Pokémon turning 25 has made me realise how the franchise has helped shape me | Matt Mohan-Hickson
I always find starting my columns to be the hardest part about writing them.
Coming up with the idea is simple, but actually putting pen to paper (metaphorically speaking) often leaves me lost for words.
Take this week for example, I knew early on that I wanted to write something about Pokémon as the franchise prepared to mark its 25th anniversary and the impact it has had on my life over the years.
But finding a way to actually express that sentiment has left me stumped, staring at the blank page in frustration.
I could have started with some grandiose claim about Pokémon being the most important franchise of the last quarter century – but how could you even begin to quantify that, in an era that has also spawned Harry Potter and the Marvel Cinematic Universe.
All I can say with any real certainty is that knowing Charmander, Bulbasaur and Squirtle have turned 25 makes me feel ancient.
I can still remember holding the original Game Boy in my hand and feeling as though I had actually been transported to the Kanto region.
It was the first time that I can remember feeling the magic of playing video games as well as the community that comes with gaming.
In the ’90s and early ’00s, everyone I knew my age played the games. I remember being at a summer camp with Cubs and hooking my Game Boy Advance up to my friend’s ones and trading Pokémon with each other.
And then again in the summer of 2016 when Pokémon Go burst onto the scene, it felt as if the whole world was playing it. I would go on walks with my friends just to have an excuse to venture out to the nearest gyms.
It was an unprecedented moment – and a couple of my housemates still play it religiously. Especially during the lockdowns.
In case it wasn’t obvious from this column, I have been thinking a lot about Pokémon this week and reflecting on the huge role it has played in my life.
If I had not spent all those hours of my childhood training Pikachu and co, learning the language of video games – like managing stats, grinding and turn-based battles – perhaps they wouldn’t have become such a key part of my daily life as an adult.
So happy birthday Pokémon and thank you.
The week Pokemon cards nearly destroyed my school
Hell hath no fury like a small child who feels cheated by a Pokémon card trade.
At least that was the way it felt back in my primary school days.
Because memory is a fuzzy beast, I am not quite sure whether the aforementioned Pokémon cards arrived when I was in Reception or Year 1.
Whichever it was, it unleashed a wave of chaos akin to opening Pandora’s Box.
For three days these trading cards took over my primary school completely, it was all we cared about in class, at lunch time and on the playground.

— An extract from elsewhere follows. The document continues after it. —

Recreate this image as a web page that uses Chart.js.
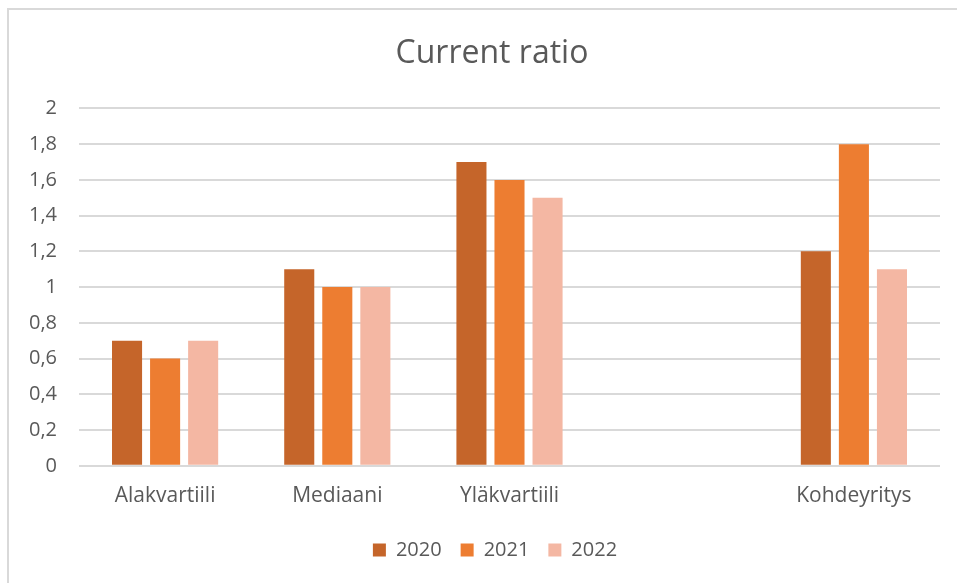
<!DOCTYPE html>
<html>
<head>
<meta charset="utf-8">
<script src="https://cdn.jsdelivr.net/npm/chart.js@4/dist/chart.umd.min.js"></script>
<style>
  html, body { margin: 0; padding: 0; background: #fff; }
  #wrap { position: relative; width: 957px; height: 583px; }
  #frame { position: absolute; left: 7px; top: 8px; right: 0; bottom: 0;
           border-top: 2px solid #D9D9D9; border-left: 2px solid #D9D9D9; }
  canvas { position: absolute; left: 0; top: 0; }
</style>
</head>
<body>
<div id="wrap">
  <div id="frame"></div>
  <canvas id="c" width="957" height="583"></canvas>
</div>
<script>
const categories = ['Alakvartiili', 'Mediaani', 'Yläkvartiili', '', 'Kohdeyritys'];
const seriesNames = ['2020', '2021', '2022'];
const values2020 = [0.7, 1.1, 1.7, null, 1.2];
const values2021 = [0.6, 1.0, 1.6, null, 1.8];
const values2022 = [0.7, 1.0, 1.5, null, 1.1];
const colors = ['#C5652A', '#ED7D31', '#F4B7A3'];
const yMin = 0, yMax = 2, yStep = 0.2;

const textColor = '#595959';
const font = "'Open Sans', sans-serif";

// fine positioning of title and legend (centred like the reference)
const shiftBoxes = {
  id: 'shiftBoxes',
  afterLayout(chart) {
    const t = chart.titleBlock;
    if (t) { t.left += 22; t.right += 22; }
    const l = chart.legend;
    if (l) {
      try { l.options.labels.padding = 19; } catch (e) {}
      l.left += 16; l.right += 16;
      l.top -= 6; l.bottom -= 6;
    }
  }
};

new Chart(document.getElementById('c'), {
  type: 'bar',
  data: {
    labels: categories,
    datasets: [values2020, values2021, values2022].map((d, i) => ({
      label: seriesNames[i],
      data: d,
      backgroundColor: colors[i],
      borderWidth: 0,
      categoryPercentage: 0.663,
      barPercentage: 0.79
    }))
  },
  plugins: [shiftBoxes],
  options: {
    responsive: false,
    animation: false,
    devicePixelRatio: 1,
    layout: { padding: { left: 0, right: 17, top: 0, bottom: 13 } },
    plugins: {
      title: {
        display: true,
        text: 'Current ratio',
        color: textColor,
        font: { family: font, size: 32, weight: 'normal' },
        padding: { top: 35, bottom: 35 }
      },
      legend: {
        position: 'bottom',
        labels: {
          color: textColor,
          font: { family: font, size: 20 },
          boxWidth: 13,
          boxHeight: 13,
          padding: 13
        }
      },
      tooltip: { enabled: false }
    },
    scales: {
      x: {
        grid: { display: false, drawTicks: false },
        border: { display: false },
        ticks: { color: textColor, font: { family: font, size: 21 }, padding: 18 }
      },
      y: {
        min: yMin, max: yMax,
        afterFit: (s) => { s.width = 79; },
        grid: { color: '#D9D9D9', lineWidth: 2, drawTicks: false },
        border: { display: false },
        ticks: {
          stepSize: yStep,
          color: textColor,
          font: { family: font, size: 20 },
          padding: 22,
          callback: (v) => Number(v.toFixed(1)).toString().replace('.', ',')
        }
      }
    }
  }
});
</script>
</body>
</html>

But while it started peacefully enough, with more trades being made per minute than on the stock exchange, it soon took a dark turn.
Classmate turned against classmate and fights broke out, as buyer’s remorse set in for those who had traded away their prized cards. Or had realised they were prized once they had relinquished ownership.
And by Thursday of that week, Pokémon cards had been banned from the school grounds.
The spectre of the incident would haunt the playground however and a few months later the same fights broke out again following the arrival of football stickers.
How Pokémon taught me about weekly television
I can still remember watching the first episode of the Pokémon anime.
Sitting in my living room with my mum after school, as the rain hammered down outside, and hearing that theme song for the first time.
In the years that followed I became a religious watcher of the cartoon. Taping mid-afternoon episodes on the VCR alongside Power Rangers to watch when I got back home.
My desire to watch more Pokémon was the reason I ended up discovering YouTube, after my childhood best friend told me he had watched the most recent movie on it.
It was also around this time that Fox Kids began airing the new series of Pokémon, with episodes coming out every Wednesday evening, and it was my first taste of having to wait for TV.
I was so used to reruns being aired every day, meaning there were always episodes waiting for me, that it took me a while to wrap my mind around having to spend a week anticipating an episode.
Counting down the days until Wednesday rolled around, before getting the next 30 minute instalment.